ÖGFA_Vortrag: Verantwortung für den Raum, Friedrich Schindegger, Wien
VortragIst Raumentwicklung das Ergebnis von Planung?
„Wenn sich ein Investor und ein Grundstückseigentümer einig sind, dann treiben sie jeden Bürgermeister vor sich her“, so beschreibt der Raumplaner Friedrich Schindegger das realpolitische Dilemma der Stadt- und Raumplanung in Österreich. Was muss sich ändern, damit die Raumplanung ihre Rolle als Anwältin des Gemeinwohls wahrnehmen kann?
„Unsere Siedlungsräume sind nicht das Ergebnis eines ausgeführten Planes, sondern die räumliche Ausprägung der Wertvorstellungen und Machtverhältnisse der darin lebenden Gesellschaften. Diese zeigen sich in all ihrer Komplexität und in einer beeindruckenden Beharrlichkeit durch die gesamte Geschichte hindurch bis in unsere Gegenwart, nur gelegentlich durchbrochen von herausragenden Einzelprojekten.
Waren es gegen Ende des 19. Jahrhunderts in Wien die Einbindung der bereits dicht verbauten Vorstädte sowie der Bau der Ringstraße auf dem ehemaligen Glacis, die Donauregulierung sowie das Gesamtkunstwerk der städtischen Infrastruktur von Otto Wagner, die Wien eine neue Qualität verschafften, so sind es im 20. Jahrhundert zunächst die auf die ganze Stadt verteilten Volkswohnpaläste der Gemeinde Wien. In der zweiten Hälfte des 20. Jahrhunderts sind es nach dem rasanten Wiederaufbau vor allem die Rolle der Stadt als Sitz von UNO-Einrichtungen, der U-Bahnbau, die Sanierung der umfangreichen Wohnbausubstanz aus der Gründerzeit und die Donauinsel, welche die Stadt neu prägten. Was aber läuft bei den zahllosen Einzelprojekten kleineren und größeren Umfangs, wo Stadtplanung häufig auf die Legitimation von politisch durchgesetzten Einzelinteressen reduziert wird? Diese Frage stellt sich sowohl für Interventionen im Bestand, für Neuanlagen in den sogenannten Entwicklungsgebieten oder an den vernachlässigten Stadträndern?
Was lässt sich lernen aus den ‚Vorzeigeprojekten’ der letzten Jahrzehnte? Architektur zeigt stets implizite gesellschaftspolitische Wirkungen. Aktuell wird sie jedoch zunehmend für politisches und kommerzielles Branding eingesetzt. Nicht besser geht es der Raumplanung, die am Gängelband der Tagespolitik hängt. Lobby haben sie beide keine. Wo liegen Schnittstellen und gemeinsame Aufgaben von Architektur und Raumplanung als explizit gesellschaftspolitischen Aufgaben?
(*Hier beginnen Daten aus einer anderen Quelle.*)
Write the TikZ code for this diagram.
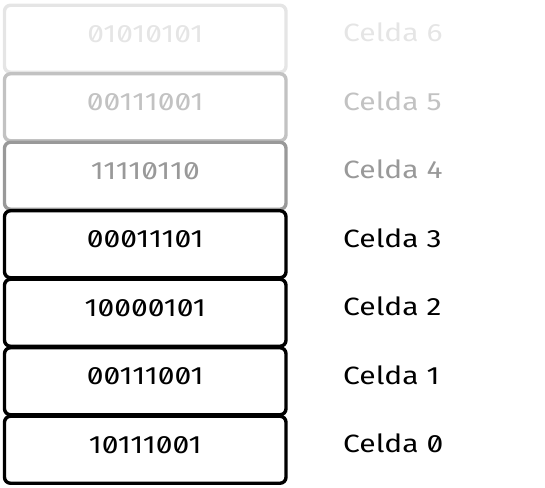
\documentclass[tikz,border=0pt]{standalone}
\usepackage{fontspec}
\setmainfont{Fira Sans}[RawFeature=+zero, FakeStretch=1.2]
\usepackage{tikz}
\usetikzlibrary{positioning}

\begin{document}
\begin{tikzpicture}[
    x=1pt, y=1pt,
    cell/.style={rectangle, draw=#1, text=#1, rounded corners=6pt, line width=3.4pt, minimum width=281.5pt, minimum height=67pt, inner sep=0pt, text height=17pt, text depth=10pt, font=\fontsize{25}{28}\selectfont},
    celdalbl/.style={anchor=base west, text=#1, inner sep=0pt, font=\fontsize{25}{28}\selectfont}]
\useasboundingbox (0,0) rectangle (545,-487);
\node[cell=black!10] (c6) at (145.25,-38.75) {01010101};
\node[cell=black!24] (c5) at (145.25,-107.25) {00111001};
\node[cell=black!40] (c4) at (145.25,-175.75) {11110110};
\node[cell=black] (c3) at (145.25,-244.25) {00011101};
\node[cell=black] (c2) at (145.25,-312.75) {10000101};
\node[cell=black] (c1) at (145.25,-381.25) {00111001};
\node[cell=black] (c0) at (145.25,-449.75) {10111001};
\node[celdalbl=black!10] (l6) at (343,-41.5) {Celda 6};
\node[celdalbl=black!24] (l5) at (343,-110) {Celda 5};
\node[celdalbl=black!40] (l4) at (343,-178.5) {Celda 4};
\node[celdalbl=black] (l3) at (343,-247) {Celda 3};
\node[celdalbl=black] (l2) at (343,-315.5) {Celda 2};
\node[celdalbl=black] (l1) at (343,-384) {Celda 1};
\node[celdalbl=black] (l0) at (343,-452.5) {Celda 0};
\end{tikzpicture}
\end{document}
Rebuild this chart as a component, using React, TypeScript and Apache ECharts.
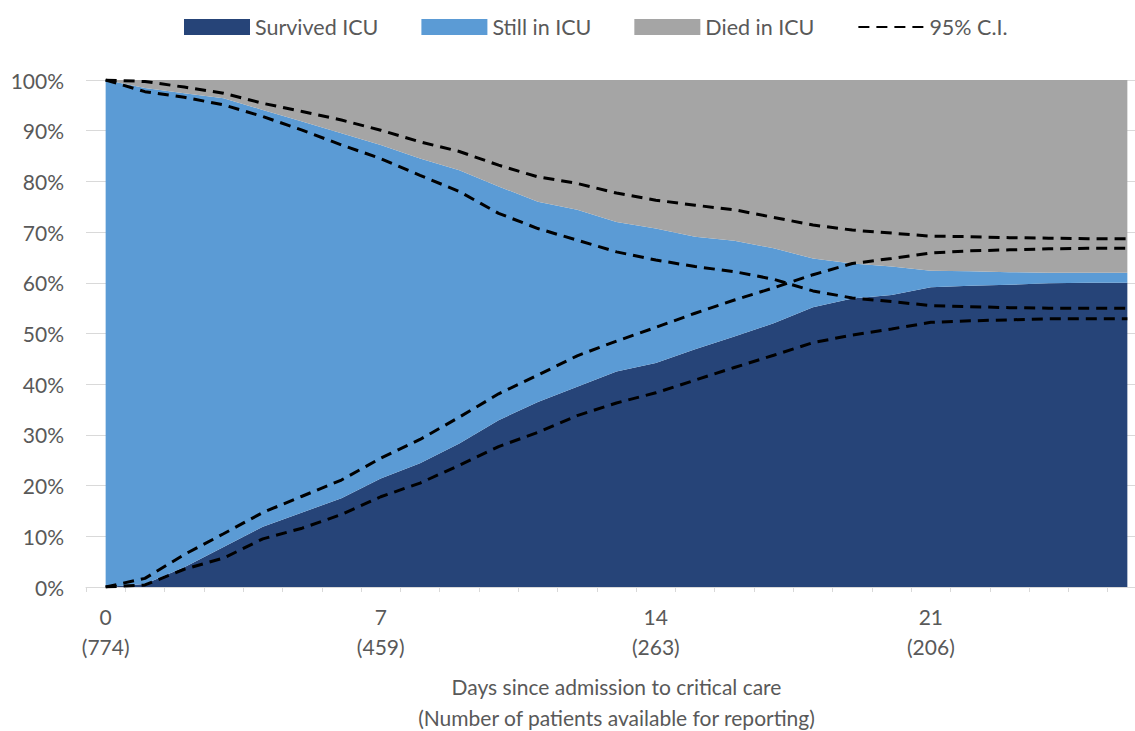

Wird die Stadtregion Wien als eine Verantwortungsdimension wahrgenommen? Wer trägt die Verantwortung für das urbane Umfeld aktueller Großprojekte? Wird die Verwertungslage der Investoren zum eigentlichen Gestaltungskriterium? Wer vertritt in einer Periode absoluter Klientelpolitik die Interessen des Gemeinwohls? Mehr Fragen als Antworten. Räumliche Gemeinwohlvorsorge braucht jedenfalls Rückhalt in der öffentlichen Meinung. Wichtigstes Aufgabenfeld der Raumplanung ist deshalb Bewusstseins- und Meinungsbildung.“
Text: Friedrich Schindegger
Vortrag:
Friedrich Schindegger
Diplom in Architektur, Dissertation in Raumplanung. Langjähriger wissenschaftlicher Referent im Österreichischen Instituts für Raumplanung, davon elf Jahre stv. Leiter, befasst mit Projekten auf allen Maßstabsebenen der Raumplanung, lokal bis international. Lehraufträge an mehreren Universitäten. Autor des Buches RAUM. PLANUNG.POLITIK, Ein Handbuch zur Raumplanung in Österreich, Böhlau Verlag, Wien 1999.
Respondenz:
Sibylla Zech
Raumplanerin, Univ. Prof. an der TU Wien, Department für Raumplanung, Fachbereich Regionalplanung und Regionalentwicklung, Gründerin Planungsbüro stadtland, Ingenieurbüro für Raumplanung und Raumordnung sowie Landschaftsplanung und Landschaftsarchitektur; Arbeitsschwerpunkte: Stadt- und Regionalentwicklung, ökologisch und soziokulturell orientierte Raumplanung, kommunikative Planungsprozesse.